··· RECORD SET ···

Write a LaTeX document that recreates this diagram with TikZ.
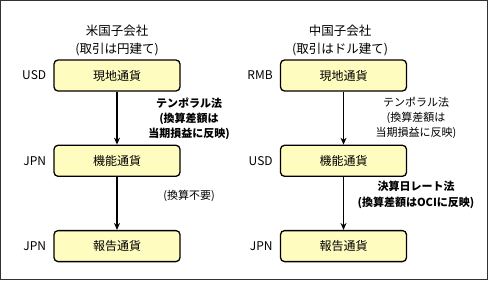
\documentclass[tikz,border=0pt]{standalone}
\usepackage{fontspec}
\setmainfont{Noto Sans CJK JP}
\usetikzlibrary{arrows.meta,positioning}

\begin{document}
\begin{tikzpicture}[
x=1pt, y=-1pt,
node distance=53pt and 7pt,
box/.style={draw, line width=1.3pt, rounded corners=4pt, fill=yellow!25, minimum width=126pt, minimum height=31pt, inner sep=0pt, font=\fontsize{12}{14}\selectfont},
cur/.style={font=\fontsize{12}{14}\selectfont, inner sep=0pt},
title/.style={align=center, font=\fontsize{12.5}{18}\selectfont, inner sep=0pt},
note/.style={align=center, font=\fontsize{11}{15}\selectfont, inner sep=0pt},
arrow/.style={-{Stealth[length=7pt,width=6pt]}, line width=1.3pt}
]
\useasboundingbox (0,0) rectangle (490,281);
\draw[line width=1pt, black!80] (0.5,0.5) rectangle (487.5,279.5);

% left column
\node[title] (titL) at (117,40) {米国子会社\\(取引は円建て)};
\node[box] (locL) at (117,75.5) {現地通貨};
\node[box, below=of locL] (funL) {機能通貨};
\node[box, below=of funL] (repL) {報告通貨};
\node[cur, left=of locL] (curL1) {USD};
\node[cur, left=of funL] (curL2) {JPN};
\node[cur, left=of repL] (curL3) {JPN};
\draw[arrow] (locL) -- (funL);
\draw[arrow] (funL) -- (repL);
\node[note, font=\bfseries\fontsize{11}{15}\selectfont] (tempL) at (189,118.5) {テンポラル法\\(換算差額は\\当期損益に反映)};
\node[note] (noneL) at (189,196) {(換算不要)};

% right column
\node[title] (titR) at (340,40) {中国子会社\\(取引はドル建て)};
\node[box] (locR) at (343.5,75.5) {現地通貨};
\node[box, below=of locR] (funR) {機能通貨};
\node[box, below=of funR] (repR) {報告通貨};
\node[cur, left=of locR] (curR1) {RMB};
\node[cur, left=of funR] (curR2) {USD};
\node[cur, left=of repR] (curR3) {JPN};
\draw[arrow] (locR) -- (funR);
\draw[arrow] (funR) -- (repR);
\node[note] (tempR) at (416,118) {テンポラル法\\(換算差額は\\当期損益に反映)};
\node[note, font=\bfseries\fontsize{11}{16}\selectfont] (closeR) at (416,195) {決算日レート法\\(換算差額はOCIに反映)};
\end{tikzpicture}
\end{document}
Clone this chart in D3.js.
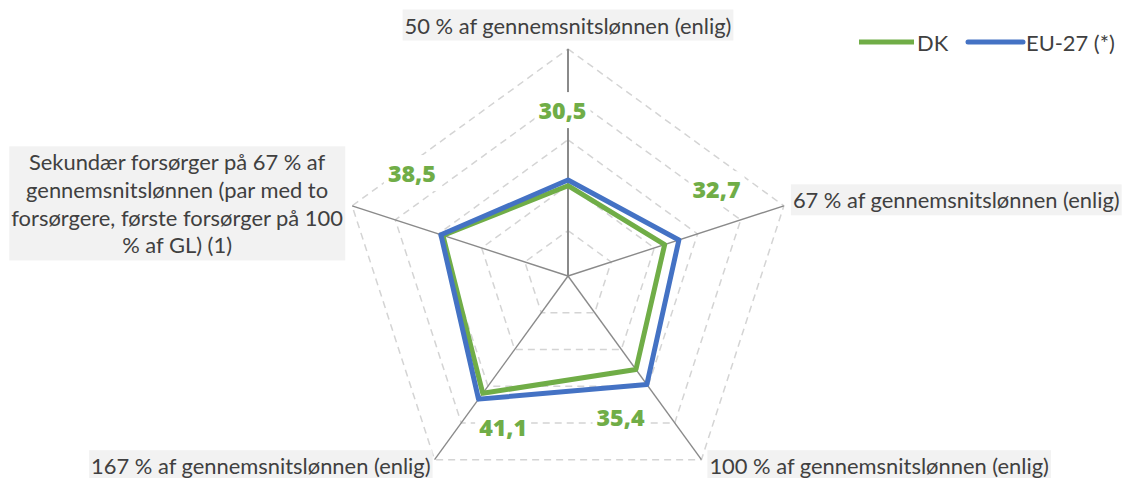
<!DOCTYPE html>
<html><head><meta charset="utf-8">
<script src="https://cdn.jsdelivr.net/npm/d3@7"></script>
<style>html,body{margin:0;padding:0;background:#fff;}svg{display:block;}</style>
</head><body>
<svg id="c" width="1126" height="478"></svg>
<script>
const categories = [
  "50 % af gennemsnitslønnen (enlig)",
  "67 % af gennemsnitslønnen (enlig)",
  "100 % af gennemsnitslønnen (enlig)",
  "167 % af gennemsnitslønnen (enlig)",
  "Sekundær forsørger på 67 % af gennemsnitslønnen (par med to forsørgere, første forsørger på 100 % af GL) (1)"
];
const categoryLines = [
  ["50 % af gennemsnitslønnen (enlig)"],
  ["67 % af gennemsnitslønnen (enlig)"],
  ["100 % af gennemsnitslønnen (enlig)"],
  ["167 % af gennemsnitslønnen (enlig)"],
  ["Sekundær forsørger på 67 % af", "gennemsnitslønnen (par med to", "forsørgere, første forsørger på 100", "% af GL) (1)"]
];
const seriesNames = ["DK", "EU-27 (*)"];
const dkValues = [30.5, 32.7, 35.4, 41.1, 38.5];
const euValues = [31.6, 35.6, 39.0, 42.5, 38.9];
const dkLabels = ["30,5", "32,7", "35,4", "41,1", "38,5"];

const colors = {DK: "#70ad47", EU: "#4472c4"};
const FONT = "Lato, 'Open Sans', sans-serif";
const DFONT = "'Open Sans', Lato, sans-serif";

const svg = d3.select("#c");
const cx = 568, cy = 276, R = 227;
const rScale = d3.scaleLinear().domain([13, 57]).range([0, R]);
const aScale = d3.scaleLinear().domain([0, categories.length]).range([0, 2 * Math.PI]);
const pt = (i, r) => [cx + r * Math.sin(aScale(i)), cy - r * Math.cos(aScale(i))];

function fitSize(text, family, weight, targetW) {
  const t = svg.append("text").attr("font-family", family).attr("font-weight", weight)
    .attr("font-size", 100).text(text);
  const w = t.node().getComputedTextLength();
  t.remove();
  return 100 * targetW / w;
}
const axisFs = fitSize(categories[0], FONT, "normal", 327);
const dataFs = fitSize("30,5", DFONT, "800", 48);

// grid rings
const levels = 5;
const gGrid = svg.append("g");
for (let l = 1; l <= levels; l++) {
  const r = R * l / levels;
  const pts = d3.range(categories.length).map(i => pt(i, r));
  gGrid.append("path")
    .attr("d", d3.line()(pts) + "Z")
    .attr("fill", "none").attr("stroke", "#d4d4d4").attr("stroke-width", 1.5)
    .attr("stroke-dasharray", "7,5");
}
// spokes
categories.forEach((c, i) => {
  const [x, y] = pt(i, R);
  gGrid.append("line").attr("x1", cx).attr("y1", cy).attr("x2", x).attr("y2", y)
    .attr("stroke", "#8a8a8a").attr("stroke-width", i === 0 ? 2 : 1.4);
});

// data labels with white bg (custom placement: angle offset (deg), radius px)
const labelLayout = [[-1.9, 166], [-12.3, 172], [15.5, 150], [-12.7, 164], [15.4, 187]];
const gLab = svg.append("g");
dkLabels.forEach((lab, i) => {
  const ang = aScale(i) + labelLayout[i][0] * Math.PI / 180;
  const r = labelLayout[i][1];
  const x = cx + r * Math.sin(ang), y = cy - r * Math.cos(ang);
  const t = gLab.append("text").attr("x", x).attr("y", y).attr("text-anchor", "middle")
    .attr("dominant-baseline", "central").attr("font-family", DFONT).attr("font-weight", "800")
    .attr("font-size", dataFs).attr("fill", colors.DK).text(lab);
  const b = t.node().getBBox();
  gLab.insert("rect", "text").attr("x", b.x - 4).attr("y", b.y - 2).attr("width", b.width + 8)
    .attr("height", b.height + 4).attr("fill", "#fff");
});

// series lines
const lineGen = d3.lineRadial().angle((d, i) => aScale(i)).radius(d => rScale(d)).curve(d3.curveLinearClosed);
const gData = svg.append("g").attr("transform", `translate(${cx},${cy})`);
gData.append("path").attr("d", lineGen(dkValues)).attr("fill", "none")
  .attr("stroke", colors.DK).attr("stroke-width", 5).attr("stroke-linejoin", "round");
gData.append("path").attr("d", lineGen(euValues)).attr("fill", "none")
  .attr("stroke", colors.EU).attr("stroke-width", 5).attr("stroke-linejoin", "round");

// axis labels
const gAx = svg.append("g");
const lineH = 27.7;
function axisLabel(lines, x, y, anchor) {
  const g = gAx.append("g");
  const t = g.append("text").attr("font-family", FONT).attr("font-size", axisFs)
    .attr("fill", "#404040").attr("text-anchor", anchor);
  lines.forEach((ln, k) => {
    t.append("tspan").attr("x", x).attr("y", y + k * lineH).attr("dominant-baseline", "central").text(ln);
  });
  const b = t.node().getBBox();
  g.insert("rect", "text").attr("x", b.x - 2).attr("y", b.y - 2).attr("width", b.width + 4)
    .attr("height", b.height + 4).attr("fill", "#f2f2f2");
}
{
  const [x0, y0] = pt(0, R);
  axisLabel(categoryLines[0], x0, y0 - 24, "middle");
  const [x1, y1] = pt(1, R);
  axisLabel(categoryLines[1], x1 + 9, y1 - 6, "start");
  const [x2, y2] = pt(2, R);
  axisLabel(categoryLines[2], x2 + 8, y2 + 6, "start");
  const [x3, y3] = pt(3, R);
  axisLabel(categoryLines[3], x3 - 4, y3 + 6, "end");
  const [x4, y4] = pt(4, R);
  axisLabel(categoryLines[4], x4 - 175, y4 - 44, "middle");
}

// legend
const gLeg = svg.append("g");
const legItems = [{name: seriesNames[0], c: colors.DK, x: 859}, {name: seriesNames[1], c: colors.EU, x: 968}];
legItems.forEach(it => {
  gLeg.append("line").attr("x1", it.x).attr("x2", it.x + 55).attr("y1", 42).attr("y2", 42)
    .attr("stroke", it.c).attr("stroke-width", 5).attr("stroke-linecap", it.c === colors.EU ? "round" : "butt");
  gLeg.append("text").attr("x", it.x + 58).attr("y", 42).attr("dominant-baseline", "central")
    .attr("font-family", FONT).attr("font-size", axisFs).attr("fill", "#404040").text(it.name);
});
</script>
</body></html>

···

REQUIREMENTS: Show all lines from the data above in which the word "with" appears.

PROBLEM SOLUTION:
Write a LaTeX document that recreates this diagram with TikZ.
// data labels with white bg (custom placement: angle offset (deg), radius px)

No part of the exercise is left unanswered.